Lifelong person Re-IDentification (LReID) aims to match the same person employing continuously collected individual data from different scenarios. To achieve continuous all-day person matching across day and night, Visible-Infrared Lifelong person Re-IDentification (VI-LReID) focuses on sequential training on data from visible and infrared modalities and pursues average performance over all data. To this end, existing methods typically exploit cross-modal knowledge distillation to alleviate the catastrophic forgetting of old knowledge. However, these methods ignore the mutual interference of modality-specific knowledge acquisition and modality-common knowledge anti-forgetting, where conflicting knowledge leads to collaborative forgetting. To address the above problems, this paper proposes a Cross-modality Knowledge Disentanglement and Alignment method, called CKDA, which explicitly separates and preserves modality-specific knowledge and modality-common knowledge in a balanced way. Specifically, a Modality-Common Prompting (MCP) module and a Modality-Specific Prompting (MSP) module are proposed to explicitly disentangle and purify discriminative information that coexists and is specific to different modalities, avoiding the mutual interference between both knowledge. In addition, a Cross-modal Knowledge Alignment (CKA) module is designed to further align the disentangled new knowledge with the old one in two mutually independent inter- and intra-modality feature spaces based on dual-modality prototypes in a balanced manner. Extensive experiments on four benchmark datasets verify the effectiveness and superiority of our CKDA against state-of-the-art methods. The source code of this paper is available at https://github.com/PKU-ICST-MIPL/CKDA-AAAI2026.

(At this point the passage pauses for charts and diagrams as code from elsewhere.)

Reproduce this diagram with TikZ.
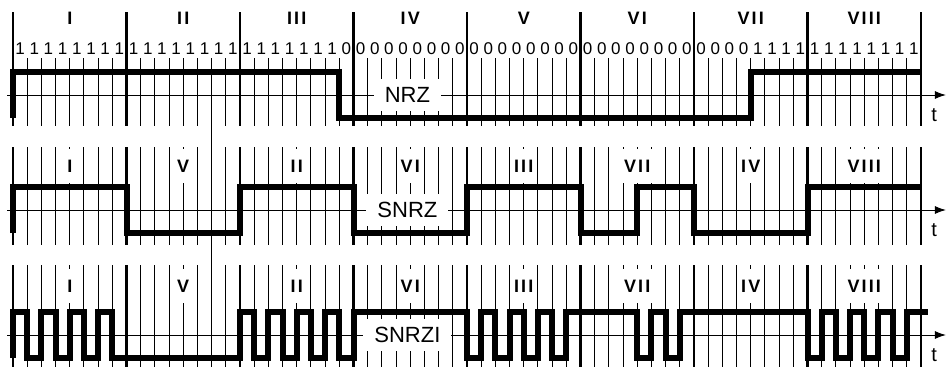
\documentclass[tikz,border=0pt]{standalone}
\usepackage{fontspec}
\setmainfont{Liberation Sans}
\newfontfamily\romanfont[LetterSpace=12]{Liberation Sans Bold}
\usepackage{tikz}
\usetikzlibrary{arrows.meta}
% bit levels, 8 per frame
\newcommand{\nrzbits}{1,1,1,1,1,1,1,1,1,1,1,1,1,1,1,1,1,1,1,1,1,1,1,0,0,0,0,0,0,0,0,0,0,0,0,0,0,0,0,0,0,0,0,0,0,0,0,0,0,0,0,0,1,1,1,1,1,1,1,1,1,1,1,1}
\newcommand{\snrzbits}{1,1,1,1,1,1,1,1,0,0,0,0,0,0,0,0,1,1,1,1,1,1,1,1,0,0,0,0,0,0,0,0,1,1,1,1,1,1,1,1,0,0,0,0,1,1,1,1,0,0,0,0,0,0,0,0,1,1,1,1,1,1,1,1}
\newcommand{\snrzibits}{1,0,1,0,1,0,1,0,0,0,0,0,0,0,0,0,1,0,1,0,1,0,1,0,1,1,1,1,1,1,1,1,0,1,0,1,0,1,0,1,1,1,1,1,0,1,0,1,1,1,1,1,1,1,1,1,0,1,0,1,0,1,0,1}
\tikzset{
	frameline/.style={line width=2.4pt},
	tickline/.style ={line width=0.9pt},
	axisline/.style ={line width=1pt, -{Latex[length=11pt, width=8pt]}},
	wave/.style     ={line width=6pt, line join=miter},
	% labels
	framelbl/.style ={font=\romanfont\fontsize{18}{18}\selectfont, fill=white, inner xsep=3pt, inner ysep=11pt},
	bitlbl/.style   ={font=\fontsize{17}{17}\selectfont, inner sep=0pt},
	signame/.style  ={font=\fontsize{22}{22}\selectfont, fill=white, inner xsep=11pt, inner ysep=8pt},
	tlbl/.style     ={font=\fontsize{20}{20}\selectfont, inner sep=0pt},
}
\begin{document}
\begin{tikzpicture}[x=14.1875pt, y=-1pt]
	\useasboundingbox (-0.9163,0) rectangle (65.7621,367);
	\foreach \r/\ytop/\ytick/\ybot/\ya/\nm in {1/12/58/126/95/NRZ, 2/147/147/245/210/SNRZ, 3/265/265/367/335/SNRZI} {
		\foreach \n in {1,...,63}
			\draw[tickline] (\n,\ytick) -- (\n,\ybot);
		\foreach \k in {0,...,8}
			\draw[frameline] (8*\k,\ytop) -- (8*\k,\ybot);
		\coordinate (ax\r-s) at (-0.42,\ya);
		\coordinate (ax\r-e) at (65.76,\ya);
		\draw[axisline] (ax\r-s) -- (ax\r-e);
		\node[signame] (name\r) at (27.8,\ya) {\nm};
		\node[tlbl] (t\r) at (64.92,\ya+20) {t};
	}
	\draw[tickline] (14,126) -- (14,337);
	\foreach \t [count=\k] in {I,II,III,IV,V,VI,VII,VIII}
		\node[framelbl] (f1-\k) at (8*\k-4,18) {\t};
	\foreach \t [count=\k] in {I,V,II,VI,III,VII,IV,VIII} {
		\node[framelbl] (f2-\k) at (8*\k-4,166) {\t};
		\node[framelbl] (f3-\k) at (8*\k-4,286) {\t};
	}
	\foreach \l [count=\n] in \nrzbits
		\node[bitlbl] (bit\n) at (\n-0.5,48.5) {\l};
	\draw[wave] (0,118) \foreach \l [count=\n] in \nrzbits { |- (\n,{118-46*\l}) };
	\draw[wave] (0,233) \foreach \l [count=\n] in \snrzbits { |- (\n,{233-46*\l}) };
	\draw[wave] (0,358) \foreach \l [count=\n] in \snrzibits { |- (\n,{358-46*\l}) } -- ++(0.5,0);
\end{tikzpicture}
\end{document}
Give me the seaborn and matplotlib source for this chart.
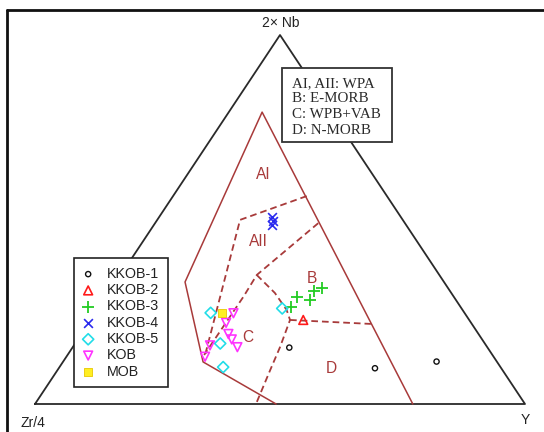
import numpy as np
import pandas as pd
import matplotlib
matplotlib.use("Agg")
import matplotlib.pyplot as plt
from matplotlib.lines import Line2D
from matplotlib.patches import Rectangle
import seaborn as sns

# ---------------- data: ternary compositions in % as (2Nb, Zr/4, Y) ----------------
KKOB_1 = [(15.3, 40.5, 44.3), (9.7, 25.8, 64.6), (11.5, 12.3, 76.2)]
KKOB_2 = [(22.8, 33.9, 43.4)]
KKOB_3 = [(26.2, 34.7, 39.2), (29.1, 32.0, 38.9), (28.3, 29.8, 41.9),
          (30.6, 27.8, 41.6), (31.5, 25.7, 42.8)]
KKOB_4 = [(50.8, 26.3, 22.9), (49.7, 26.6, 23.7), (48.6, 27.3, 24.1)]
KKOB_5 = [(24.7, 51.8, 23.5), (16.4, 54.0, 29.6), (10.0, 56.6, 33.4),
          (25.9, 36.6, 37.5)]
KOB = [(24.6, 47.2, 28.2), (22.0, 50.0, 28.0), (19.0, 51.1, 30.0),
       (17.5, 51.1, 31.4), (15.4, 51.0, 33.6), (15.9, 56.4, 27.8),
       (12.8, 58.9, 28.3)]
MOB = [(24.7, 49.4, 25.9)]

group_names = ["KKOB-1", "KKOB-2", "KKOB-3", "KKOB-4", "KKOB-5", "KOB", "MOB"]
group_data = [KKOB_1, KKOB_2, KKOB_3, KKOB_4, KKOB_5, KOB, MOB]

# triangle and field boundaries (Meschede 1986), (2Nb, Zr/4, Y) %
TRIANGLE = [(0, 100, 0), (100, 0, 0), (0, 0, 100), (0, 100, 0)]
FIELD_OUTER = [(0, 50.8, 49.2), (11.4, 60.0, 28.6), (33.1, 52.9, 14.1),
               (79.1, 14.1, 6.8), (0, 22.9, 77.1)]
DASH_A = [(56.4, 16.4, 27.3), (49.9, 33.2, 16.9), (13.3, 58.7, 28.1)]
DASH_B = [(49.0, 17.7, 33.3), (35.0, 37.3, 27.8), (29.1, 42.9, 28.0),
          (13.3, 58.9, 27.9)]
DASH_C = [(35.0, 37.3, 27.8), (30.1, 36.0, 33.9), (25.5, 35.9, 38.6),
          (22.8, 36.6, 40.7), (15.4, 42.3, 42.3), (9.2, 47.4, 43.4),
          (0, 54.9, 45.1)]
DASH_D = [(22.8, 36.6, 40.7), (21.7, 20.6, 57.7)]

field_labels = ["AI", "AII", "B", "C", "D"]
field_label_pos = [(62.3, 22.3, 15.4), (44.0, 32.4, 23.6), (34.1, 26.5, 39.4),
                   (18.1, 47.6, 34.3), (9.7, 34.6, 55.7)]

# vertex labels in the order of TRIANGLE vertices: Zr/4, 2Nb, Y
vertex_labels = ["Zr/4", "2\u00d7 Nb", "Y"]
info_lines = ["AI, AII: WPA", "B: E-MORB", "C: WPB+VAB", "D: N-MORB"]


def tern(points):
    a = np.asarray(points, dtype=float)
    s = a.sum(axis=1)
    nb = a[:, 0] / s
    y = a[:, 2] / s
    return y + nb / 2.0, nb


# ---------------- styling ----------------
sns.set_style("white")
plt.rcParams["font.family"] = ["Liberation Sans", "DejaVu Sans"]

W, H = 544, 432
fig = plt.figure(figsize=(W / 100, H / 100), dpi=100)
ax = fig.add_axes([35 / W, 28 / H, 490 / W, 369 / H])
ax.set_xlim(0, 1)
ax.set_ylim(0, 1)
ax.axis("off")

BROWN = "#A83A3A"

# triangle
tx, ty = tern(TRIANGLE)
ax.plot(tx, ty, color="#2a2a2a", lw=1.3, clip_on=False, zorder=1)

# fields
fx, fy = tern(FIELD_OUTER)
ax.plot(fx, fy, color=BROWN, lw=1.1, clip_on=False, zorder=1)
for seg in (DASH_A, DASH_B, DASH_C, DASH_D):
    dx, dy = tern(seg)
    ax.plot(dx, dy, color=BROWN, lw=1.3, ls=(0, (3.7, 2.2)), clip_on=False, zorder=1)

for lab, pos in zip(field_labels, field_label_pos):
    x, y = tern([pos])
    ax.text(x[0], y[0], lab, color=BROWN, fontsize=11.2, ha="center", va="center")

# samples
styles = {
    "KKOB-1": dict(marker="o", c="#111111", s=14, open=True, lw=1.0),
    "KKOB-2": dict(marker="^", c="#ff1a1a", s=40, open=True, lw=1.2),
    "KKOB-3": dict(marker="+", c="#22cc22", s=75, open=False, lw=1.3),
    "KKOB-4": dict(marker="x", c="#2a2aee", s=40, open=False, lw=1.2),
    "KKOB-5": dict(marker="D", c="#22dde8", s=32, open=True, lw=1.2),
    "KOB": dict(marker="v", c="#ff33ff", s=40, open=True, lw=1.2),
    "MOB": dict(marker="s", c="#ffee22", s=35, open=False, lw=0.6),
}

rows = []
for name, pts in zip(group_names, group_data):
    x, y = tern(pts)
    for xi, yi in zip(x, y):
        rows.append({"x": xi, "h": yi, "group": name})
df = pd.DataFrame(rows)

for name in group_names:
    st = styles[name]
    sub = df[df["group"] == name]
    if st["open"]:
        sns.scatterplot(data=sub, x="x", y="h", ax=ax, marker=st["marker"], s=st["s"],
                        facecolor="none", edgecolor=st["c"], linewidth=st["lw"],
                        label=name, zorder=3, clip_on=False)
    elif name == "MOB":
        sns.scatterplot(data=sub, x="x", y="h", ax=ax, marker=st["marker"], s=st["s"],
                        facecolor=st["c"], edgecolor="#e8c800", linewidth=st["lw"],
                        label=name, zorder=3, clip_on=False)
    else:
        sns.scatterplot(data=sub, x="x", y="h", ax=ax, marker=st["marker"], s=st["s"],
                        color=st["c"], linewidth=st["lw"], label=name, zorder=3,
                        clip_on=False)

# vertex labels (offsets in pixels)
vx, vy = tern(TRIANGLE[:3])
offsets = [(-2, -19), (1, 12), (0, -16)]
for lab, x, y, off in zip(vertex_labels, vx, vy, offsets):
    ax.annotate(lab, (x, y), xytext=(off[0] * 0.72, off[1] * 0.72),
                textcoords="offset points", ha="center", va="center",
                fontsize=10, color="#222222", annotation_clip=False)

# legend
leg = ax.legend(loc="upper left", bbox_to_anchor=(74 / W, 1 - 258 / H),
                bbox_transform=fig.transFigure, frameon=True, fancybox=False,
                fontsize=10.3, borderpad=0.62, handlelength=0.74, handletextpad=0.96,
                labelspacing=0.16, borderaxespad=0, scatterpoints=1, framealpha=1)
leg.get_frame().set_edgecolor("#222222")
leg.get_frame().set_linewidth(1.2)
for t in leg.get_texts():
    t.set_color("#222222")

# info box
fig.add_artist(Rectangle((281.7 / W, 1 - 141.7 / H), 110 / W, 73.4 / H,
                         transform=fig.transFigure, facecolor="white",
                         edgecolor="#333333", lw=1.3, zorder=5))
for i, line in enumerate(info_lines):
    fig.text(291.5 / W, 1 - (83.3 + i * 15.6) / H, line, ha="left", va="center",
             fontsize=10.8, color="#2a2a2a", family="Liberation Serif", zorder=6)

# outer frame (top and left)
fig.add_artist(Line2D([7 / W, 1], [1 - 10 / H, 1 - 10 / H], transform=fig.transFigure,
                      color="#111111", lw=2.0))
fig.add_artist(Line2D([7 / W, 7 / W], [0, 1 - 10 / H], transform=fig.transFigure,
                      color="#111111", lw=2.0))

fig.savefig("out.png", dpi=100)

CKDA: Cross-modality Knowledge Disentanglement and Alignment for Visible-Infrared Lifelong Person Re-identification

TL;DR

The paper tackles Visible-Infrared Lifelong Person Re-Identification (VI-LReID), where models must sequentially learn from both visible and infrared data without forgetting previously learned cross-modal knowledge. It introduces CKDA, a Cross-modality Knowledge Disentanglement and Alignment framework that explicitly separates modality-common and modality-specific knowledge using Modality-Common Prompting (MCP) and Modality-Specific Prompting (MSP), followed by Cross-modality Knowledge Aligning (CKA) with dual prototype-based spaces. The optimization combines a base loss with a prompting consistency term and inter-/intra-modality alignment losses: . Experiments on four VI-LReID benchmarks show CKDA achieving state-of-the-art performance with notable anti-forgetting effects, illustrating the practical value of explicit knowledge disentanglement and balanced cross-modal alignment for day-night pedestrian re-identification.

Abstract

Lifelong person Re-IDentification (LReID) aims to match the same person employing continuously collected individual data from different scenarios. To achieve continuous all-day person matching across day and night, Visible-Infrared Lifelong person Re-IDentification (VI-LReID) focuses on sequential training on data from visible and infrared modalities and pursues average performance over all data. To this end, existing methods typically exploit cross-modal knowledge distillation to alleviate the catastrophic forgetting of old knowledge. However, these methods ignore the mutual interference of modality-specific knowledge acquisition and modality-common knowledge anti-forgetting, where conflicting knowledge leads to collaborative forgetting. To address the above problems, this paper proposes a Cross-modality Knowledge Disentanglement and Alignment method, called CKDA, which explicitly separates and preserves modality-specific knowledge and modality-common knowledge in a balanced way. Specifically, a Modality-Common Prompting (MCP) module and a Modality-Specific Prompting (MSP) module are proposed to explicitly disentangle and purify discriminative information that coexists and is specific to different modalities, avoiding the mutual interference between both knowledge. In addition, a Cross-modal Knowledge Alignment (CKA) module is designed to further align the disentangled new knowledge with the old one in two mutually independent inter- and intra-modality feature spaces based on dual-modality prototypes in a balanced manner. Extensive experiments on four benchmark datasets verify the effectiveness and superiority of our CKDA against state-of-the-art methods. The source code of this paper is available at https://github.com/PKU-ICST-MIPL/CKDA-AAAI2026.

Paper Structure

This paper contains 18 sections, 15 equations, 5 figures, 3 tables.

Figures (5)

  • Figure 1: Comparison of different LReID methods when facing visible and infrared images. Existing methods suffer from the conflict between the new knowledge acquisition (e.g., acquiring radiation knowledge specific to the infrared modality) and the old knowledge preservation (e.g., preserving shape knowledge that coexists in both modalities, which conflicts with the former one). While our CKDA achieves knowledge balancing by explicitly aligning the disentangled modality-common and -specific knowledge.
  • Figure 2: Overview of our proposed Cross-modality Knowledge Disentanglement and Alignment (CKDA) method. The input images are first fed into the Modality-Common Prompting (MCP) module and the Modality-Specific Prompting (MSP) module to generate the corresponding prompted image tokens. Then, the Cross-modality Knowledge Aligning (CKA) module exploits the cross-modality knowledge prototype to align the above two kinds of knowledge, respectively.
  • Figure 3: The influence of hyperparameters in our CKDA.
  • Figure 4: Visualization of the generated common prompt $\bm{k}_{com}$, specific prompt $\bm{k}_{spe}$, visible image prompt $\bm{k}^{v}$), and infrared image prompt $\bm{k}^{v}$.
  • Figure 5: The t-SNE visualization of different training stages, where different colours represent different identities and $\bigcirc, \triangle$ represent features of infrared and visible modalities, respectively.